I am 30 years old today, an aspiring scientist. It took me 30 journeys around the sun to get back to gain my confidence. I am still not satisfied as there is a long way to go, a long long way to re-gain the lost confidence and self-belief in myself. To accept that vitiligo is just as much part of my body as my organs, arms and legs. It belongs to me and I cannot get rid of it. However, I can get rid of my insecurities, discomfort and agitation that it caused me. Today I see it, it was not vitiligo, that caused me all the trouble, but the people around me, their mindset and their behavior. I know now, very well, it does not matter how I look, but what I am inside and what I aspire to become. I am on my way, it will take time, but I have already begun to work on it.

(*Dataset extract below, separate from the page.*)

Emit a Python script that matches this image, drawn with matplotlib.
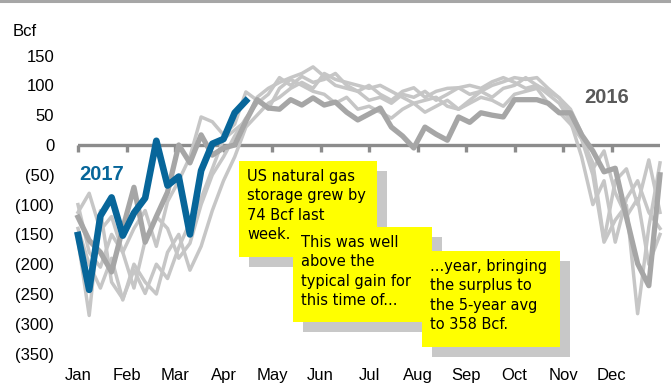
import matplotlib
matplotlib.use("Agg")
import matplotlib.pyplot as plt
from matplotlib.patches import Rectangle
from matplotlib.lines import Line2D

# weekly net storage change, Bcf (week 0 = first week of Jan)
y2017 = [-151, -243, -119, -88, -152, -114, -89, 7, -68, -53, -150, -43, 2, 10, 54, 74]

y2016 = [-121, -160, -180, -213, -140, -71, -163, -120, -79, 0, -30, 17, -17, -5, 0, 40,
         76, 62, 60, 76, 67, 79, 67, 72, 55, 42, 52, 62, 30, 15, -5,
         30, 18, 8, 47, 38, 54, 50, 47, 76, 76, 76, 70, 54, 54, 17,
         -10, -45, -39, -121, -199, -236, -50]

prior_years = [
    [-113, -81, -143, -120, -180, -140, -110, -170, -95, -60, -20, 47, 39, 17, 35, 89,
     75, 60, 95, 110, 100, 90, 85, 70, 80, 60, 65, 55, 45, 60, 70,
     55, 65, 75, 60, 70, 80, 75, 65, 85, 90, 95, 70, 55, 35, 10,
     -30, -160, -60, -40, -100, -25, -113],
    [-160, -286, -110, -230, -258, -210, -249, -200, -224, -172, -130, -90, -40, 10, 25, 40,
     80, 95, 105, 113, 120, 131, 115, 100, 95, 90, 100, 85, 75, 90, 96,
     80, 90, 95, 96, 85, 90, 100, 106, 113, 110, 113, 95, 79, 50, 10,
     -50, -163, -126, -101, -283, -138, -30],
    [-100, -180, -205, -150, -180, -240, -160, -120, -140, -190, -165, -100, -50, -20, 15, 45,
     70, 85, 113, 100, 115, 105, 110, 120, 100, 90, 75, 80, 70, 85, 80,
     90, 75, 85, 96, 100, 95, 106, 113, 105, 95, 100, 85, 70, 40, -20,
     -100, -60, -163, -90, -60, -113, -140],
    [-140, -200, -240, -190, -260, -200, -230, -250, -180, -150, -210, -170, -110, -60, -20, 30,
     50, 70, 80, 95, 105, 95, 120, 110, 105, 100, 95, 100, 90, 80, 70,
     75, 80, 65, 60, 75, 90, 80, 95, 100, 113, 100, 90, 79, 60, 20,
     -40, -10, -80, -120, -90, -200, -150],
]

months = ["Jan", "Feb", "Mar", "Apr", "May", "Jun", "Jul", "Aug", "Sep", "Oct", "Nov", "Dec"]
yticks = list(range(-350, 151, 50))

W, H = 671, 390
fig = plt.figure(figsize=(W / 100, H / 100), dpi=100)


def fx(px):
    return px / W


def fy(py):
    return 1 - py / H


ax = fig.add_axes([fx(78), fy(359.6), fx(582), 310 / H])
ax.set_xlim(0, 52)
ax.set_ylim(-360, 160)

weeks = list(range(53))
for vals in prior_years:
    ax.plot(weeks[:len(vals)], vals, color="#C6C6C6", lw=2.5, clip_on=False, zorder=2)
ax.plot(weeks[:len(y2016)], y2016, color="#A6A6A6", lw=3.8, clip_on=False, zorder=3)
ax.plot(weeks[:len(y2017)], y2017, color="#07669A", lw=4.8, clip_on=False, zorder=4)

# zero line with month tick marks
month_pos = [i * 52 / 12 for i in range(12)]
ax.axhline(0, color="#8C8C8C", lw=2.4, zorder=1.5)
ax.plot(month_pos, [0] * 12, ls="none", marker=3, ms=5, mew=2.4, color="#8C8C8C",
        zorder=1.5, clip_on=False)

for s in ax.spines.values():
    s.set_visible(False)
ax.set_xticks(month_pos, months)
ax.set_yticks(yticks, [f"({-v})" if v < 0 else str(v) for v in yticks])
ax.tick_params(length=0, labelsize=12)
ax.tick_params(axis="y", pad=17)
ax.tick_params(axis="x", pad=6)
for lab in ax.get_xticklabels() + ax.get_yticklabels():
    lab.set_fontfamily("Liberation Sans")

fig.text(fx(13), fy(32), "Bcf", fontsize=12, family="Liberation Sans", va="center")
ax.text(0.1, -50, "2017", color="#07669A", fontsize=14.5, fontweight="bold",
        family="Liberation Sans", va="center")
ax.text(45.2, 80, "2016", color="#595959", fontsize=14.5, fontweight="bold",
        family="Liberation Sans", va="center")

# top border
fig.add_artist(Line2D([0, 1], [fy(1.2), fy(1.2)], color="#A6A6A6", lw=2.2))

# sticky-note callouts
notes = [
    (239, 161, 138, 96, "US natural gas\nstorage grew by\n74 Bcf last\nweek."),
    (293, 227, 139, 95, "This was well\nabove the\ntypical gain for\nthis time of..."),
    (422, 251, 138, 96, "...year, bringing\nthe surplus to\nthe 5-year avg\nto 358 Bcf."),
]
for x0, y0, w, h, txt in notes:
    fig.add_artist(Rectangle((fx(x0 + 10), fy(y0 + 10 + h)), fx(w), h / H,
                             facecolor="#C8C8C8", edgecolor="none", zorder=5))
    fig.add_artist(Rectangle((fx(x0), fy(y0 + h)), fx(w), h / H,
                             facecolor="#FFFF00", edgecolor="none", zorder=6))
    fig.text(fx(x0 + 8), fy(y0 + 8), txt, fontsize=10.5, family="DejaVu Sans",
             va="top", ha="left", linespacing=1.36, zorder=7)

fig.savefig("out.png", dpi=100)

In this whole story of my vitiligo, what I strongly believe was missing is PASSION, UNDERSTANDING and EMPATHY. I do not and should not expect it from others, but I can at least have it for others suffering from vitiligo or something similar. I have a lot of years doubting myself, and I would like to stop it now. Each one of us is as imperfect as anything can be. It should not matter how we look like. We should not wait for acceptance from other, rather believe in ourselves and have faith in our capabilities.